(Written problem)
Restate exactly the lines of the entries below, beginning with the first and ending with the line that holds "import plotly.graph_objects as go". Pictures are not copied.

(Extracted records)
+++

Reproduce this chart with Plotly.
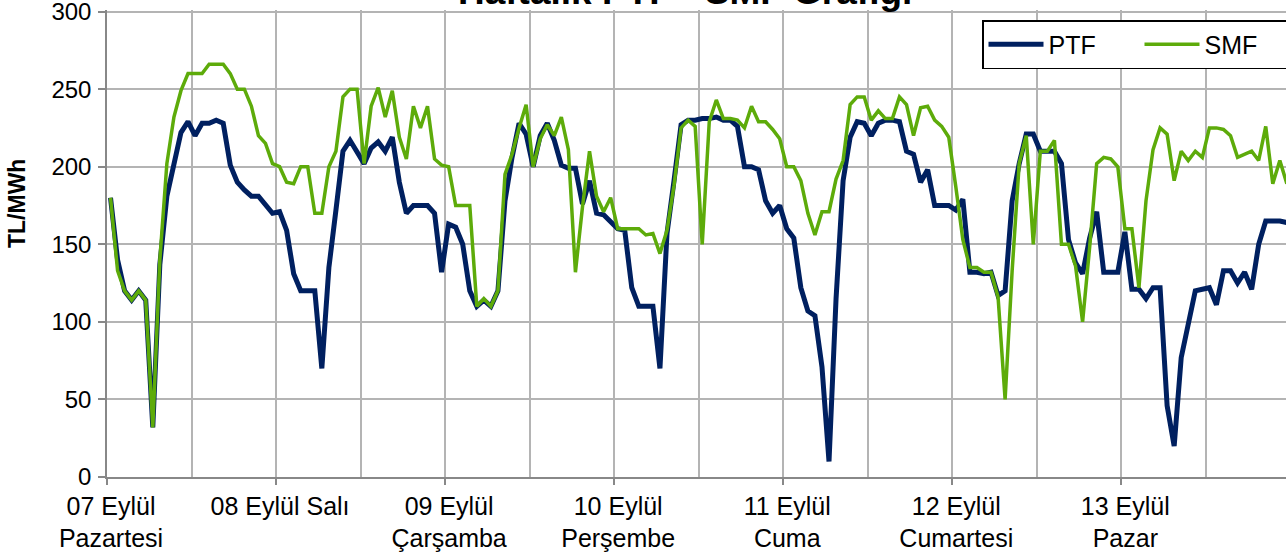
import plotly.graph_objects as go

# Hourly values, 07-13 September (24 hours per day)
hours = list(range(168))
ptf = [
    180, 140, 120, 114, 120, 114, 32, 137, 181, 202, 222, 229, 220, 228, 228, 230, 228, 201, 190, 185, 181, 181, 175, 170,
    171, 159, 131, 120, 120, 120, 70, 135, 172, 210, 217, 210, 202, 212, 216, 210, 219, 190, 170, 175, 175, 175, 170, 132,
    163, 161, 150, 120, 110, 114, 110, 120, 178, 206, 228, 221, 200, 220, 228, 217, 201, 199, 199, 176, 191, 170, 169, 165,
    160, 159, 122, 110, 110, 110, 70, 157, 191, 227, 230, 230, 231, 231, 232, 230, 230, 226, 200, 200, 198, 178, 170, 175,
    160, 154, 122, 107, 104, 71, 10, 115, 191, 219, 229, 228, 220, 228, 230, 230, 229, 210, 208, 190, 198, 175, 175, 175,
    172, 179, 132, 132, 131, 132, 117, 120, 178, 202, 221, 221, 210, 210, 210, 202, 153, 138, 131, 154, 171, 132, 132, 132,
    158, 121, 121, 115, 122, 122, 46, 20, 77, 98, 120, 121, 122, 111, 133, 133, 125, 132, 121, 150, 165, 165, 165, 164,
]
smf = [
    180, 133, 120, 114, 120, 114, 32, 140, 202, 232, 249, 260, 260, 260, 266, 266, 266, 260, 250, 250, 239, 220, 215, 202,
    200, 190, 189, 200, 200, 170, 170, 200, 210, 245, 250, 250, 202, 239, 251, 232, 249, 219, 205, 239, 225, 239, 205, 201,
    200, 175, 175, 175, 110, 115, 110, 120, 195, 208, 225, 240, 200, 218, 227, 220, 232, 211, 132, 174, 210, 181, 171, 180,
    160, 160, 160, 160, 156, 157, 144, 159, 188, 225, 230, 226, 150, 229, 243, 231, 231, 230, 225, 239, 229, 229, 224, 218,
    200, 200, 191, 170, 156, 171, 171, 192, 204, 240, 245, 245, 230, 236, 231, 231, 245, 240, 220, 238, 239, 230, 226, 219,
    187, 153, 135, 135, 132, 132, 116, 50, 133, 202, 220, 150, 210, 210, 217, 150, 150, 136, 100, 148, 202, 206, 205, 200,
    160, 160, 122, 178, 211, 225, 221, 191, 210, 204, 210, 206, 225, 225, 224, 220, 206, 208, 210, 204, 226, 189, 204, 189,
]
day_labels = [
    "07 Eylül<br>Pazartesi", "08 Eylül Salı", "09 Eylül<br>Çarşamba", "10 Eylül<br>Perşembe",
    "11 Eylül<br>Cuma", "12 Eylül<br>Cumartesi", "13 Eylül<br>Pazar",
]
y_ticks = [0, 50, 100, 150, 200, 250, 300]
title_text = "Haftalık PTF - SMF Grafiği"
y_title = "TL/MWh"

FONT = "Arial, Liberation Sans, sans-serif"
W, H = 1286, 558
ML, MR, MT, MB = 107, 0, 10, 81
PW, PH = W - ML - MR, H - MT - MB

fig = go.Figure()
fig.add_trace(go.Scatter(x=hours, y=ptf, mode="lines", name="PTF",
                         line=dict(color="#002060", width=5)))
fig.add_trace(go.Scatter(x=hours, y=smf, mode="lines", name="SMF",
                         line=dict(color="#5DAB0A", width=3.5)))

day_bounds = [d * 24 - 0.5 for d in range(7)]
mid_bounds = [d * 24 + 11.5 for d in range(7)]

fig.update_layout(
    width=W, height=H,
    margin=dict(l=ML, r=MR, t=MT, b=MB, autoexpand=False),
    paper_bgcolor="white", plot_bgcolor="white",
    font=dict(family=FONT, size=25, color="black"),
    showlegend=True,
    legend=dict(
        orientation="h",
        x=(982 - ML) / PW, y=1 - (20 - MT) / PH,
        xanchor="left", yanchor="top",
        bordercolor="black", borderwidth=1.5, bgcolor="white",
        font=dict(family=FONT, size=25, color="black"),
        itemwidth=55,
        entrywidth=86, entrywidthmode="pixels",
    ),
    xaxis=dict(
        automargin=False,
        range=[-0.5, -0.5 + PW / 7.044],
        tickmode="array", tickvals=day_bounds, ticktext=day_labels,
        ticks="outside", ticklen=6, tickcolor="#888888", tickwidth=1.5,
        ticklabelshift=4,
        showgrid=True, gridcolor="#B4B4B4", gridwidth=1.5,
        minor=dict(tickvals=mid_bounds, showgrid=True, gridcolor="#B4B4B4", gridwidth=1.5, ticks=""),
        showline=True, linecolor="#888888", linewidth=1.5,
        zeroline=False,
        tickfont=dict(family=FONT, size=25, color="black"),
    ),
    yaxis=dict(
        automargin=False,
        range=[0, 301], tickmode="array", tickvals=y_ticks,
        ticks="outside", ticklen=7, tickcolor="#888888", tickwidth=1.5,
        ticklabelstandoff=2, ticklabeloverflow="allow",
        showgrid=True, gridcolor="#B4B4B4", gridwidth=1.5,
        showline=True, linecolor="#888888", linewidth=1.5,
        zeroline=False,
        tickfont=dict(family=FONT, size=24, color="black"),
    ),
    annotations=[
        dict(text="<b>" + title_text + "</b>", xref="paper", yref="paper",
             x=(685 - ML) / PW, y=1 + (MT - 14) / PH, xanchor="center", yanchor="bottom",
             showarrow=False, font=dict(family=FONT, size=37, color="black")),
        dict(text="<b>" + y_title + "</b>", xref="paper", yref="paper",
             x=(17 - ML) / PW, y=1 - (204 - MT) / PH, xanchor="center", yanchor="middle",
             textangle=-90, showarrow=False, font=dict(family=FONT, size=23, color="black")),
    ],
)

fig.write_html("out.html", config={"displayModeBar": False},
               post_script="document.body.style.margin='0';")
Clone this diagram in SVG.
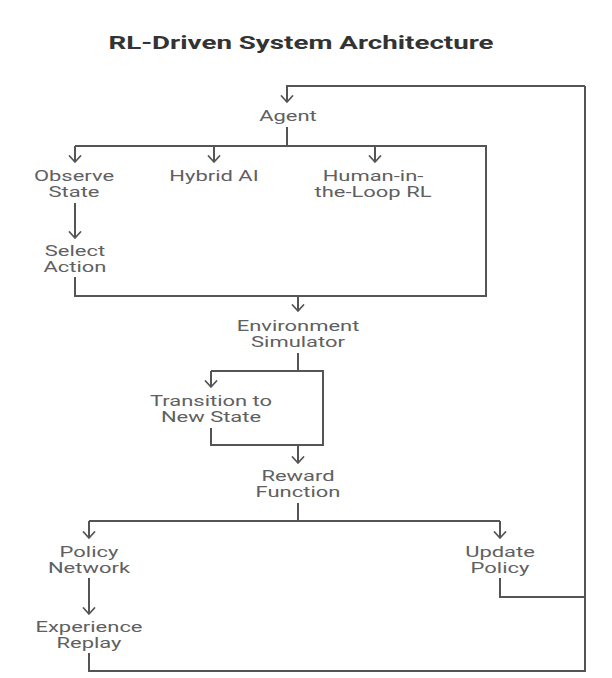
<svg xmlns="http://www.w3.org/2000/svg" width="612" height="678" viewBox="0 0 612 678">
<defs>
<marker id="arr" markerUnits="userSpaceOnUse" viewBox="-8 -7 10 14" refX="0" refY="0" markerWidth="10" markerHeight="14" orient="auto">
<path d="M-6,-5.5 L0,0 L-6,5.5" fill="none" stroke="#555" stroke-width="1.8" stroke-linecap="round" stroke-linejoin="round"/>
</marker>
</defs>
<style>
.t{font-family:Roboto,"Liberation Sans",sans-serif;font-size:14px;fill:#606060;text-anchor:middle}
.ttl{font-family:Roboto,"Liberation Sans",sans-serif;font-size:18px;font-weight:bold;fill:#333;text-anchor:middle}
.c{fill:none;stroke:#555;stroke-width:2}
.a{marker-end:url(#arr)}
</style>
<rect width="612" height="678" fill="#fff"/>
<text class="ttl" transform="translate(301,0) scale(1.54,1)" x="0" y="49">RL-Driven System Architecture</text>
<g id="connectors">
<path class="c a" d="M585,86 H287 V102"/>
<path class="c" d="M287,127 V146"/>
<path class="c" d="M75,146 H486 V296 H75 V277"/>
<path class="c a" d="M75,146 V162"/>
<path class="c a" d="M214,146 V162"/>
<path class="c a" d="M375,146 V162"/>
<path class="c a" d="M75,203 V238"/>
<path class="c a" d="M298,296 V311"/>
<path class="c" d="M298,353 V371"/>
<path class="c" d="M211,371 H323 V445 H211 V428"/>
<path class="c a" d="M211,371 V387"/>
<path class="c a" d="M298,445 V463"/>
<path class="c" d="M298,503 V521"/>
<path class="c" d="M89,521 H500"/>
<path class="c a" d="M89,521 V538"/>
<path class="c a" d="M500,521 V538"/>
<path class="c" d="M500,578 V597 H585"/>
<path class="c a" d="M89,578 V614"/>
<path class="c" d="M89,653 V671 H585 V86"/>
</g>
<g id="agent"><text class="t" transform="translate(288,0) scale(1.57,1)" x="0" y="121">Agent</text></g>
<g id="observe-state"><text class="t" transform="translate(74,0) scale(1.57,1)" x="0" y="181">Observe<tspan x="0" dy="16">State</tspan></text></g>
<g id="hybrid-ai"><text class="t" transform="translate(214,0) scale(1.57,1)" x="0" y="181">Hybrid AI</text></g>
<g id="human-in-the-loop"><text class="t" transform="translate(373,0) scale(1.57,1)" x="0" y="181">Human-in-<tspan x="0" dy="16">the-Loop RL</tspan></text></g>
<g id="select-action"><text class="t" transform="translate(75,0) scale(1.57,1)" x="0" y="256">Select<tspan x="0" dy="16">Action</tspan></text></g>
<g id="environment-simulator"><text class="t" transform="translate(298,0) scale(1.57,1)" x="0" y="331">Environment<tspan x="0" dy="16">Simulator</tspan></text></g>
<g id="transition"><text class="t" transform="translate(211,0) scale(1.57,1)" x="0" y="406">Transition to<tspan x="0" dy="16">New State</tspan></text></g>
<g id="reward-function"><text class="t" transform="translate(298,0) scale(1.57,1)" x="0" y="481">Reward<tspan x="0" dy="16">Function</tspan></text></g>
<g id="policy-network"><text class="t" transform="translate(89,0) scale(1.57,1)" x="0" y="557">Policy<tspan x="0" dy="16">Network</tspan></text></g>
<g id="update-policy"><text class="t" transform="translate(500,0) scale(1.57,1)" x="0" y="557">Update<tspan x="0" dy="16">Policy</tspan></text></g>
<g id="experience-replay"><text class="t" transform="translate(89,0) scale(1.57,1)" x="0" y="632">Experience<tspan x="0" dy="16">Replay</tspan></text></g>
</svg>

+++

(Finished answer)
Reproduce this chart with Plotly.
import plotly.graph_objects as go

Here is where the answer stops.